/---
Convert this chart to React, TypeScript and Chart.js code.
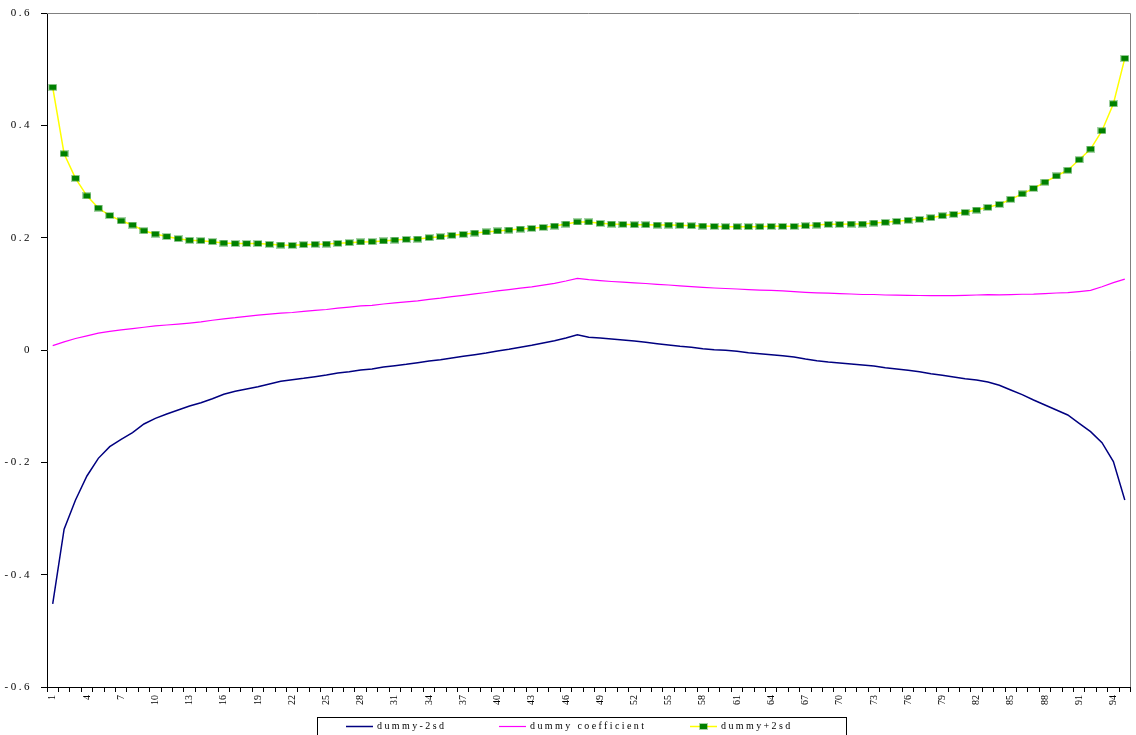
import { useEffect, useRef } from "react";
import { Chart, registerables } from "chart.js";

Chart.register(...registerables);

const categories = [
  "1","2","3","4","5","6","7","8","9","10","11","12","13","14","15","16","17","18","19","20",
  "21","22","23","24","25","26","27","28","29","30","31","32","33","34","35","36","37","38","39","40",
  "41","42","43","44","45","46","47","48","49","50","51","52","53","54","55","56","57","58","59","60",
  "61","62","63","64","65","66","67","68","69","70","71","72","73","74","75","76","77","78","79","80",
  "81","82","83","84","85","86","87","88","89","90","91","92","93","94","95",
];

const shownTickLabels = [
  "1","4","7","10","13","16","19","22","25","28","31","34","37","40","43","46","49","52","55","58",
  "61","64","67","70","73","76","79","82","85","88","91","94",
];

const yTickValues = [-0.6, -0.4, -0.2, 0, 0.2, 0.4, 0.6];

const lowerValues = [
  -0.452, -0.319, -0.267, -0.2243, -0.1929, -0.172, -0.159, -0.1472, -0.1317, -0.1217,
  -0.1139, -0.1068, -0.0997, -0.0938, -0.0867, -0.0789, -0.0736, -0.0694, -0.0653, -0.0605,
  -0.0558, -0.0528, -0.0504, -0.0475, -0.0445, -0.0409, -0.0386, -0.0356, -0.0338, -0.0303,
  -0.0279, -0.0255, -0.0226, -0.0196, -0.0172, -0.0142, -0.0113, -0.0083, -0.0053, -0.0018,
  0.0012, 0.0047, 0.0083, 0.0125, 0.0166, 0.0214, 0.0273, 0.0226, 0.0214, 0.0196,
  0.0178, 0.016, 0.0137, 0.0113, 0.0089, 0.0065, 0.0047, 0.0024, 0.0006, -0.0006,
  -0.0024, -0.0047, -0.0065, -0.0083, -0.0101, -0.0125, -0.016, -0.019, -0.0214, -0.0231,
  -0.0249, -0.0267, -0.0285, -0.0315, -0.0338, -0.0362, -0.0386, -0.0421, -0.0451, -0.0481,
  -0.051, -0.0534, -0.057, -0.0629, -0.0712, -0.0795, -0.089, -0.0979, -0.1068, -0.1157,
  -0.1306, -0.1454, -0.165, -0.1988, -0.267,
];

const coefValues = [
  0.0077, 0.0145, 0.0205, 0.0252, 0.03, 0.0333, 0.0358, 0.0382, 0.0405, 0.043,
  0.0445, 0.046, 0.0478, 0.05, 0.053, 0.0555, 0.0575, 0.06, 0.062, 0.0638,
  0.0656, 0.0668, 0.0686, 0.0704, 0.0721, 0.0745, 0.0763, 0.0784, 0.0796, 0.0819,
  0.084, 0.0858, 0.0875, 0.0902, 0.0923, 0.095, 0.0973, 0.1, 0.1024, 0.1051,
  0.1074, 0.1101, 0.1125, 0.1155, 0.1187, 0.1229, 0.1276, 0.1253, 0.1235, 0.122,
  0.1208, 0.1196, 0.1184, 0.1169, 0.1157, 0.1142, 0.113, 0.1116, 0.1104, 0.1095,
  0.1086, 0.1075, 0.1066, 0.106, 0.1051, 0.1039, 0.1027, 0.1018, 0.1012, 0.1003,
  0.0997, 0.0988, 0.0988, 0.0979, 0.0977, 0.0974, 0.097, 0.0968, 0.097, 0.0967,
  0.0971, 0.0979, 0.0985, 0.0982, 0.0986, 0.0993, 0.0994, 0.1005, 0.1015, 0.1022,
  0.1041, 0.1062, 0.1127, 0.1199, 0.1262,
];

const upperValues = [
  0.4677, 0.3495, 0.3057, 0.2745, 0.2528, 0.2394, 0.23, 0.2225, 0.2124, 0.2065,
  0.202, 0.1982, 0.1953, 0.1947, 0.1929, 0.1905, 0.1896, 0.1896, 0.1896, 0.1882,
  0.1869, 0.1863, 0.1875, 0.1882, 0.1887, 0.1899, 0.1911, 0.1923, 0.1929, 0.1941,
  0.1958, 0.197, 0.1976, 0.2, 0.2017, 0.2041, 0.2059, 0.2083, 0.2101, 0.2119,
  0.2136, 0.2154, 0.2166, 0.2184, 0.2207, 0.2243, 0.2279, 0.2279, 0.2255, 0.2243,
  0.2237, 0.2231, 0.2231, 0.2225, 0.2225, 0.2219, 0.2213, 0.2207, 0.2202, 0.2196,
  0.2196, 0.2196, 0.2196, 0.2202, 0.2202, 0.2202, 0.2213, 0.2225, 0.2237, 0.2237,
  0.2243, 0.2243, 0.2261, 0.2273, 0.2291, 0.2309, 0.2326, 0.2356, 0.2391, 0.2415,
  0.2451, 0.2492, 0.254, 0.2593, 0.2683, 0.278, 0.2878, 0.2988, 0.3098, 0.3201,
  0.3388, 0.3578, 0.3904, 0.4385, 0.5193,
];

const seriesNames = ["dummy-2sd", "dummy coefficient", "dummy+2sd"];
const seriesColors = ["#000080", "#FF00FF", "#FFFF00"];
const markerColor = "#008000";

const FONT = "'Liberation Serif', 'Times New Roman', serif";

function makeMarker(): HTMLCanvasElement {
  const c = document.createElement("canvas");
  c.width = 9;
  c.height = 7;
  const g = c.getContext("2d")!;
  g.fillStyle = "rgba(0,128,0,0.35)";
  g.fillRect(0, 0, 9, 7);
  g.fillStyle = markerColor;
  g.fillRect(1, 1, 7, 5);
  return c;
}

export default function App() {
  const ref = useRef<HTMLCanvasElement | null>(null);

  useEffect(() => {
    if (!ref.current) return;
    const marker = makeMarker();

    const framePlugin = {
      id: "frame",
      beforeDraw(chart: any) {
        const y = chart.scales.y;
        if (y && !y.__ls) {
          const orig = y.drawLabels.bind(y);
          y.drawLabels = (area: any) => {
            const c = chart.ctx;
            c.save();
            c.letterSpacing = "2.5px";
            orig(area);
            c.restore();
          };
          y.__ls = true;
        }
      },
      beforeDatasetsDraw(chart: any) {
        const { ctx, chartArea } = chart;
        ctx.save();
        ctx.strokeStyle = "#808080";
        ctx.lineWidth = 1;
        ctx.beginPath();
        ctx.moveTo(chartArea.left, Math.round(chartArea.top) + 0.5);
        ctx.lineTo(Math.round(chartArea.right) - 0.5, Math.round(chartArea.top) + 0.5);
        ctx.lineTo(Math.round(chartArea.right) - 0.5, chartArea.bottom);
        ctx.stroke();
        ctx.restore();
      },
      afterDraw(chart: any) {
        const { ctx } = chart;
        ctx.save();
        ctx.strokeStyle = "#000";
        ctx.lineWidth = 1;
        ctx.strokeRect(317.5, 717.5, 529, 40);
        const items = [346, 499, 690];
        const cy = 726.5;
        ctx.font = `10px ${FONT}`;
        ctx.textBaseline = "middle";
        ctx.textAlign = "left";
        ctx.letterSpacing = "2.4px";
        chart.data.datasets.forEach((ds: any, i: number) => {
          const x0 = items[i];
          ctx.strokeStyle = ds.borderColor;
          ctx.lineWidth = ds.borderWidth;
          ctx.beginPath();
          ctx.moveTo(x0, cy);
          ctx.lineTo(x0 + 27, cy);
          ctx.stroke();
          if (i === 2) {
            ctx.drawImage(marker, x0 + 13.5 - 4.5, cy - 3.5);
          }
          ctx.fillStyle = "#000";
          ctx.fillText(ds.label, x0 + 31, cy);
        });
        ctx.restore();
      },
    };

    const chart = new Chart(ref.current, {
      type: "line",
      data: {
        labels: categories,
        datasets: [
          {
            label: seriesNames[0],
            data: lowerValues,
            borderColor: seriesColors[0],
            backgroundColor: seriesColors[0],
            borderWidth: 1.5,
            pointRadius: 0,
            tension: 0,
          },
          {
            label: seriesNames[1],
            data: coefValues,
            borderColor: seriesColors[1],
            backgroundColor: seriesColors[1],
            borderWidth: 1.2,
            pointRadius: 0,
            tension: 0,
          },
          {
            label: seriesNames[2],
            data: upperValues,
            borderColor: seriesColors[2],
            backgroundColor: markerColor,
            borderWidth: 1.5,
            pointRadius: 3,
            pointStyle: marker as any,
            tension: 0,
          },
        ],
      },
      options: {
        responsive: false,
        animation: false,
        layout: { padding: { top: 13, right: 1, left: 0, bottom: 0 } },
        plugins: {
          legend: { display: false },
          tooltip: { enabled: false },
        },
        scales: {
          x: {
            type: "category",
            offset: true,
            border: { display: true, color: "#000", width: 1 },
            grid: {
              display: true,
              offset: true,
              drawOnChartArea: false,
              drawTicks: true,
              tickLength: 5,
              color: "#000",
            },
            ticks: {
              autoSkip: false,
              minRotation: 90,
              maxRotation: 90,
              padding: 3,
              color: "#000",
              font: { family: FONT, size: 10 },
              callback: (_v: any, idx: number) =>
                shownTickLabels.includes(categories[idx]) ? categories[idx] : "",
            },
            afterFit: (s: any) => {
              s.height = 48;
              s.paddingLeft = 0;
              s.paddingRight = 0;
              s.paddingTop = 0;
              s.paddingBottom = 0;
            },
          },
          y: {
            type: "linear",
            min: -0.6,
            max: 0.6,
            afterBuildTicks: (s: any) => {
              s.ticks = yTickValues.map((v) => ({ value: v }));
            },
            border: { display: true, color: "#000", width: 1 },
            grid: {
              display: true,
              drawOnChartArea: false,
              drawTicks: true,
              tickLength: 6,
              color: "#000",
            },
            ticks: {
              padding: 9,
              color: "#000",
              font: { family: FONT, size: 11 },
              callback: (v: any) => String(Math.round(Number(v) * 10) / 10),
            },
            afterFit: (s: any) => {
              s.width = 47;
              s.paddingLeft = 0;
              s.paddingRight = 0;
              s.paddingTop = 0;
              s.paddingBottom = 0;
            },
          },
        },
      },
      plugins: [framePlugin],
    });

    return () => chart.destroy();
  }, []);

  return (
    <div style={{ position: "absolute", left: 0, top: 0, width: 1136, height: 735, background: "#fff" }}>
      <canvas ref={ref} width={1136} height={735} style={{ display: "block" }} />
    </div>
  );
}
\---
## To do
Repeat only the lines between the start of the data and the line with "const yTickValues = [-0.6, -0.4, -0.2, 0, 0.2, 0.4, 0.6];", including those two lines, and skip the pictures.

## Solution to this task
Convert this chart to React, TypeScript and Chart.js code.
import { useEffect, useRef } from "react";
import { Chart, registerables } from "chart.js";

Chart.register(...registerables);

const categories = [
  "1","2","3","4","5","6","7","8","9","10","11","12","13","14","15","16","17","18","19","20",
  "21","22","23","24","25","26","27","28","29","30","31","32","33","34","35","36","37","38","39","40",
  "41","42","43","44","45","46","47","48","49","50","51","52","53","54","55","56","57","58","59","60",
  "61","62","63","64","65","66","67","68","69","70","71","72","73","74","75","76","77","78","79","80",
  "81","82","83","84","85","86","87","88","89","90","91","92","93","94","95",
];

const shownTickLabels = [
  "1","4","7","10","13","16","19","22","25","28","31","34","37","40","43","46","49","52","55","58",
  "61","64","67","70","73","76","79","82","85","88","91","94",
];

const yTickValues = [-0.6, -0.4, -0.2, 0, 0.2, 0.4, 0.6];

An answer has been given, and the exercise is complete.